A new report indicated Alexandria City Public Schools (ACPS) enrollment could stagnate over the next few years.
In a meeting of the City Council and the School Board yesterday, it was clear that stagnation is causing some in city leadership to look skeptically at some of the school district’s ambitious capacity-increasing programs planned over the next few years — the modernization of George Mason Elementary School in particular getting name-dropped.
In a joint presentation, the City’s Director of Planning Karl Moritz and ACPS’ Executive Director of Facilities Erika Gulick said that baseline enrollment — that’s enrollment without new development factored in — shows ACPS population peaking around FY 2025 with 15,668 students.

“[One] of the major [factors] we haven’t seen bounce back from Covid is birth rate,” said Gulick. “That continues to decline over time. With lower numbers of babies, we’re anticipating lower numbers of kindergarten enrollment.”
Gulick said the decline in birth rate has stuck around long enough that it’s no longer an anomaly: it’s a trend.
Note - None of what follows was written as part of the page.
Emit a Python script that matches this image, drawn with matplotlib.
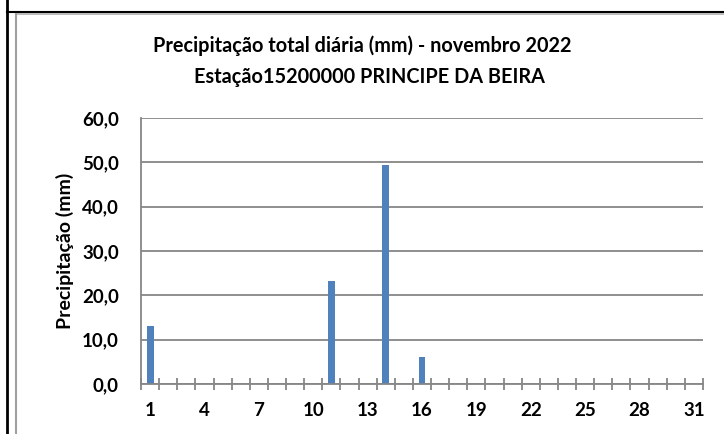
import matplotlib
matplotlib.use('Agg')
import matplotlib.pyplot as plt
import numpy as np
from matplotlib.lines import Line2D

# daily precipitation, november 2022 (mm)
days = list(range(1, 32))
precip = [13.0, 0, 0, 0, 0, 0, 0, 0, 0, 0, 23.2, 0, 0, 49.4, 0, 6.2,
          0, 0, 0, 0, 0, 0, 0, 0, 0, 0, 0, 0, 0, 0, 0]
yticks = [0, 10, 20, 30, 40, 50, 60]
xlabels_shown = [1, 4, 7, 10, 13, 16, 19, 22, 25, 28, 31]

plt.rcParams['font.family'] = ['Lato', 'DejaVu Sans']
plt.rcParams['font.weight'] = 'bold'

W, H = 724, 434
fig = plt.figure(figsize=(W / 100, H / 100), dpi=100)
ax = fig.add_axes([141 / W, 1 - 384 / H, (703 - 141) / W, (384 - 118) / H])

grey = '#868686'
x = np.arange(len(days))
ax.bar(x, precip, width=0.38, color='#4F81BD', zorder=3)

ax.set_xlim(-0.5, len(days) - 0.5)
ax.set_ylim(0, 60)
ax.set_yticks(yticks)
ax.set_yticklabels([f'{v:.1f}'.replace('.', ',') for v in yticks], fontsize=13.5, fontweight='bold')
ax.yaxis.grid(True, color=grey, lw=1.3, zorder=0)
ax.tick_params(axis='y', length=0, pad=16)

# category labels every 3 days, cross ticks at category boundaries
ax.set_xticks([d - 1 for d in xlabels_shown])
ax.set_xticklabels([str(d) for d in xlabels_shown], fontsize=13.5, fontweight='bold')
ax.tick_params(axis='x', which='major', length=0, pad=13)
ax.set_xticks(np.arange(-0.5, len(days) + 0.5, 1), minor=True)
ax.xaxis.set_tick_params(which='minor', direction='inout', length=8, width=1.3, color=grey)

for s in ['top', 'right']:
    ax.spines[s].set_visible(False)
ax.spines['left'].set_color(grey)
ax.spines['left'].set_linewidth(1.3)
ax.spines['bottom'].set_color(grey)
ax.spines['bottom'].set_linewidth(1.3)
ax.spines['bottom'].set_zorder(4)

ax.set_ylabel('Precipitação (mm)', fontsize=14, fontweight='bold', labelpad=6)

fig.text(0.5, 1 - 46 / H,
         'Precipitação total diária (mm) - novembro 2022',
         ha='center', va='center', fontsize=14.3, fontweight='bold')
fig.text(0.51, 1 - 77 / H,
         'Estação15200000 PRINCIPE DA BEIRA',
         ha='center', va='center', fontsize=14.3, fontweight='bold')

# outer frames
fig.add_artist(Line2D([6.5 / W, 6.5 / W], [0, 1], color='black', lw=2))
fig.add_artist(Line2D([6.5 / W, 1], [1 - 12 / H, 1 - 12 / H], color='black', lw=1.5))
fig.add_artist(Line2D([15.5 / W, 1], [1 - 13.5 / H, 1 - 13.5 / H], color='#B0B0B0', lw=1.2))
fig.add_artist(Line2D([15.5 / W, 15.5 / W], [0, 1 - 13.5 / H], color='#A0A0A0', lw=1.5))

fig.savefig('out.png', dpi=100)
Even so, Gulick noted that the numbers that factor in children expected to come into Alexandria with new development projects show some continued student enrollment increases.
“Based on that projection, we’re losing close to a thousand kids over the next ten years,” Gulick said. “We don’t actually think that’s going to happen given the amount of affordable housing development that the city is focused on, because we do tend to have a lot more students that live in affordable units… I don’t want people thinking ACPS is losing a thousand students; we generally think we’ve hit our peak and we’re going to plateau.”
Once new development is factored in, that projected stagnation isn’t as intense and peaks in 2029 at 16,404 students. Even so, those projections show as many years where enrollment declines as there are years where it increases.

Mayor Justin Wilson noted that the plateauing of student enrollment in ACPS could have a significant impact on what capacity projects move forward.
“This is really interesting information,” Wilson said. “[It’s] a little bit of narrative busting here in a lot of ways. Like you said, it is a projection and we have to be careful not to read too much into it, but we’re looking at a projection that shows with the impacts of development we get back to pre-pandemic levels within a decade. That’s a pretty provocative projection. And without them: a significant enrollment decline.”
Wilson said in elementary schools the drop is particularly significant.
“If you look at baseline projections, not with development, we’re looking at elementary going from 8,000 to bottoming out in 2030 at less than 7,500.,” Wilson said. “That’s without development.”
Wilson said the drop in enrollment seems at odds with some of ACPS’ modernization plans.
“Our next priority is George Mason, which is seeing the largest drop,” Wilson said, and noted that George Mason has little by way of major developments planned nearby. “That means that most of those kids are coming out of a school like that… I’m not saying not to do Mason, but I want to make sure we’re looking at the big picture.”